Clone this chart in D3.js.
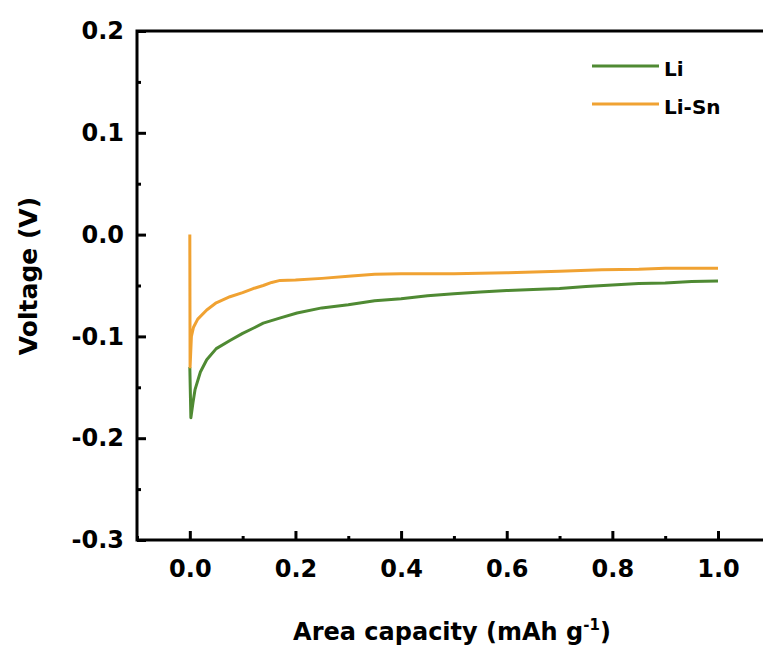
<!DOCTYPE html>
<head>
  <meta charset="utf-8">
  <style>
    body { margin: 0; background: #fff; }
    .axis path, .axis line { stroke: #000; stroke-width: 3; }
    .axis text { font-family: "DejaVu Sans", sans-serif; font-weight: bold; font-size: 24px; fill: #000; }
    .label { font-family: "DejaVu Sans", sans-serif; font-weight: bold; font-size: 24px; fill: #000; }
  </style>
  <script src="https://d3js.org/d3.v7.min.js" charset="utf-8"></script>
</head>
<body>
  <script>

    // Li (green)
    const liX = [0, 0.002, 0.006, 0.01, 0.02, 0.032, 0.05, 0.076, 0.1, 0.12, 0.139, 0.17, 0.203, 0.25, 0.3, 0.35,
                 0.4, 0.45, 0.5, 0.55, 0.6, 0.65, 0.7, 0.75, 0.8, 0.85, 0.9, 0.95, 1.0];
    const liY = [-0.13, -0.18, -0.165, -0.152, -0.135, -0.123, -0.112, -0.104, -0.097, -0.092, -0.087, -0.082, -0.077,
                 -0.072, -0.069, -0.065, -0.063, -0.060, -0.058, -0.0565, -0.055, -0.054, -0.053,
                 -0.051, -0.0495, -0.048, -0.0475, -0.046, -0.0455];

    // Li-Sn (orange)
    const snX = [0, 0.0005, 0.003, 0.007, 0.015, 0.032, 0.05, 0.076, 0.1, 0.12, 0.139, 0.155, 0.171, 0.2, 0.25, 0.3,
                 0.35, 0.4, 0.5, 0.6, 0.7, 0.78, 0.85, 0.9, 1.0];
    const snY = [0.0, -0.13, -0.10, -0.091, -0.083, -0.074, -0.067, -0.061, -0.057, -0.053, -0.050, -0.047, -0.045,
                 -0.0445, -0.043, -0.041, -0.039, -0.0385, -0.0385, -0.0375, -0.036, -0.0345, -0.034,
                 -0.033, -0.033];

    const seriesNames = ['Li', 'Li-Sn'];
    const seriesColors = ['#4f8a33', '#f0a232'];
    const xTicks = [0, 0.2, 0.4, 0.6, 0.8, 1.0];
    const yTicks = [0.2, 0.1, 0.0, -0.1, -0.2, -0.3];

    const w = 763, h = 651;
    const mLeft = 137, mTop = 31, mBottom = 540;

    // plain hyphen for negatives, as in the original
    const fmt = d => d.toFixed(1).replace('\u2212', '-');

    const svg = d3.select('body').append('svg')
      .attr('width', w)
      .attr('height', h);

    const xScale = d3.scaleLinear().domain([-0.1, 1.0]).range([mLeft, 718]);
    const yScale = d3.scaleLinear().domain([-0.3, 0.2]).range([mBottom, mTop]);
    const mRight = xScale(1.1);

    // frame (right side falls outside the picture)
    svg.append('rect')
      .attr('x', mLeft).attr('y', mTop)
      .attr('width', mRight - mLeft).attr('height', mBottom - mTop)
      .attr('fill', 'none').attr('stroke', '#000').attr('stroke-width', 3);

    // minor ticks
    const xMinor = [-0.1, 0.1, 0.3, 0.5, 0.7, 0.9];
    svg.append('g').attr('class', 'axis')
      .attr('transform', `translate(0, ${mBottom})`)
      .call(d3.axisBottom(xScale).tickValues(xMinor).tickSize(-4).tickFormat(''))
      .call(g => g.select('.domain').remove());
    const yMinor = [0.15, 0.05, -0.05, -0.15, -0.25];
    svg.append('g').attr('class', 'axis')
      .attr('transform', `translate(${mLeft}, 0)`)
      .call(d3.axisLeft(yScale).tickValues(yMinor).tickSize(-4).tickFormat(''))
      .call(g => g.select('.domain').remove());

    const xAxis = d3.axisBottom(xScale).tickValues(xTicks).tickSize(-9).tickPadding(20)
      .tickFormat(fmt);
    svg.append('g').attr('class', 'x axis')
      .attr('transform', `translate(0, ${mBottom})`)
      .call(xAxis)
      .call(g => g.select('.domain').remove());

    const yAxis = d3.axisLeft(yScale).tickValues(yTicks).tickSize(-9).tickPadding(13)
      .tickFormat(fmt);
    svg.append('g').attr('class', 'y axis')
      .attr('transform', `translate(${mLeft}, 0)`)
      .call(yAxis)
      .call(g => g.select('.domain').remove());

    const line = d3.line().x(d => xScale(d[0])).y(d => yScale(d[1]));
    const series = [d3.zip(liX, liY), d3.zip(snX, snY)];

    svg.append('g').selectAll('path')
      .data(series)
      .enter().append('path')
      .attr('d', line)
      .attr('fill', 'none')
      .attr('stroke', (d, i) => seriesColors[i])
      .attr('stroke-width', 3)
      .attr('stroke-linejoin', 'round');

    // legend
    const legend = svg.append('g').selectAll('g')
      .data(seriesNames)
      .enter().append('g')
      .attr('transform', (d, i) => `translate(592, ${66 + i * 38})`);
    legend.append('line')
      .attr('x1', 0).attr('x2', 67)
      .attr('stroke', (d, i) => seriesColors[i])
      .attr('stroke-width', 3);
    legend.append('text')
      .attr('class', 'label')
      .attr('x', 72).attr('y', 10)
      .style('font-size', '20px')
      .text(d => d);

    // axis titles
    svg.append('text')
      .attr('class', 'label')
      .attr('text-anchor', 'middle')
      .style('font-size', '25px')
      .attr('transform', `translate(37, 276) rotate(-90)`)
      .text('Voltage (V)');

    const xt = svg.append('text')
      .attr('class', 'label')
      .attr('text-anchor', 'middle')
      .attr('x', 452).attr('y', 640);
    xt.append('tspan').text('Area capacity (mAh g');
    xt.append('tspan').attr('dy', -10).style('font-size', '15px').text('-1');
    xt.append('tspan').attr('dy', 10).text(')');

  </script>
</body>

Task to carry out: The data above needs to be retyped exactly, with the images left out.

Complete response:
Clone this chart in D3.js.
<!DOCTYPE html>
<head>
  <meta charset="utf-8">
  <style>
    body { margin: 0; background: #fff; }
    .axis path, .axis line { stroke: #000; stroke-width: 3; }
    .axis text { font-family: "DejaVu Sans", sans-serif; font-weight: bold; font-size: 24px; fill: #000; }
    .label { font-family: "DejaVu Sans", sans-serif; font-weight: bold; font-size: 24px; fill: #000; }
  </style>
  <script src="https://d3js.org/d3.v7.min.js" charset="utf-8"></script>
</head>
<body>
  <script>

    // Li (green)
    const liX = [0, 0.002, 0.006, 0.01, 0.02, 0.032, 0.05, 0.076, 0.1, 0.12, 0.139, 0.17, 0.203, 0.25, 0.3, 0.35,
                 0.4, 0.45, 0.5, 0.55, 0.6, 0.65, 0.7, 0.75, 0.8, 0.85, 0.9, 0.95, 1.0];
    const liY = [-0.13, -0.18, -0.165, -0.152, -0.135, -0.123, -0.112, -0.104, -0.097, -0.092, -0.087, -0.082, -0.077,
                 -0.072, -0.069, -0.065, -0.063, -0.060, -0.058, -0.0565, -0.055, -0.054, -0.053,
                 -0.051, -0.0495, -0.048, -0.0475, -0.046, -0.0455];

    // Li-Sn (orange)
    const snX = [0, 0.0005, 0.003, 0.007, 0.015, 0.032, 0.05, 0.076, 0.1, 0.12, 0.139, 0.155, 0.171, 0.2, 0.25, 0.3,
                 0.35, 0.4, 0.5, 0.6, 0.7, 0.78, 0.85, 0.9, 1.0];
    const snY = [0.0, -0.13, -0.10, -0.091, -0.083, -0.074, -0.067, -0.061, -0.057, -0.053, -0.050, -0.047, -0.045,
                 -0.0445, -0.043, -0.041, -0.039, -0.0385, -0.0385, -0.0375, -0.036, -0.0345, -0.034,
                 -0.033, -0.033];

    const seriesNames = ['Li', 'Li-Sn'];
    const seriesColors = ['#4f8a33', '#f0a232'];
    const xTicks = [0, 0.2, 0.4, 0.6, 0.8, 1.0];
    const yTicks = [0.2, 0.1, 0.0, -0.1, -0.2, -0.3];

    const w = 763, h = 651;
    const mLeft = 137, mTop = 31, mBottom = 540;

    // plain hyphen for negatives, as in the original
    const fmt = d => d.toFixed(1).replace('\u2212', '-');

    const svg = d3.select('body').append('svg')
      .attr('width', w)
      .attr('height', h);

    const xScale = d3.scaleLinear().domain([-0.1, 1.0]).range([mLeft, 718]);
    const yScale = d3.scaleLinear().domain([-0.3, 0.2]).range([mBottom, mTop]);
    const mRight = xScale(1.1);

    // frame (right side falls outside the picture)
    svg.append('rect')
      .attr('x', mLeft).attr('y', mTop)
      .attr('width', mRight - mLeft).attr('height', mBottom - mTop)
      .attr('fill', 'none').attr('stroke', '#000').attr('stroke-width', 3);

    // minor ticks
    const xMinor = [-0.1, 0.1, 0.3, 0.5, 0.7, 0.9];
    svg.append('g').attr('class', 'axis')
      .attr('transform', `translate(0, ${mBottom})`)
      .call(d3.axisBottom(xScale).tickValues(xMinor).tickSize(-4).tickFormat(''))
      .call(g => g.select('.domain').remove());
    const yMinor = [0.15, 0.05, -0.05, -0.15, -0.25];
    svg.append('g').attr('class', 'axis')
      .attr('transform', `translate(${mLeft}, 0)`)
      .call(d3.axisLeft(yScale).tickValues(yMinor).tickSize(-4).tickFormat(''))
      .call(g => g.select('.domain').remove());

    const xAxis = d3.axisBottom(xScale).tickValues(xTicks).tickSize(-9).tickPadding(20)
      .tickFormat(fmt);
    svg.append('g').attr('class', 'x axis')
      .attr('transform', `translate(0, ${mBottom})`)
      .call(xAxis)
      .call(g => g.select('.domain').remove());

    const yAxis = d3.axisLeft(yScale).tickValues(yTicks).tickSize(-9).tickPadding(13)
      .tickFormat(fmt);
    svg.append('g').attr('class', 'y axis')
      .attr('transform', `translate(${mLeft}, 0)`)
      .call(yAxis)
      .call(g => g.select('.domain').remove());

    const line = d3.line().x(d => xScale(d[0])).y(d => yScale(d[1]));
    const series = [d3.zip(liX, liY), d3.zip(snX, snY)];

    svg.append('g').selectAll('path')
      .data(series)
      .enter().append('path')
      .attr('d', line)
      .attr('fill', 'none')
      .attr('stroke', (d, i) => seriesColors[i])
      .attr('stroke-width', 3)
      .attr('stroke-linejoin', 'round');

    // legend
    const legend = svg.append('g').selectAll('g')
      .data(seriesNames)
      .enter().append('g')
      .attr('transform', (d, i) => `translate(592, ${66 + i * 38})`);
    legend.append('line')
      .attr('x1', 0).attr('x2', 67)
      .attr('stroke', (d, i) => seriesColors[i])
      .attr('stroke-width', 3);
    legend.append('text')
      .attr('class', 'label')
      .attr('x', 72).attr('y', 10)
      .style('font-size', '20px')
      .text(d => d);

    // axis titles
    svg.append('text')
      .attr('class', 'label')
      .attr('text-anchor', 'middle')
      .style('font-size', '25px')
      .attr('transform', `translate(37, 276) rotate(-90)`)
      .text('Voltage (V)');

    const xt = svg.append('text')
      .attr('class', 'label')
      .attr('text-anchor', 'middle')
      .attr('x', 452).attr('y', 640);
    xt.append('tspan').text('Area capacity (mAh g');
    xt.append('tspan').attr('dy', -10).style('font-size', '15px').text('-1');
    xt.append('tspan').attr('dy', 10).text(')');

  </script>
</body>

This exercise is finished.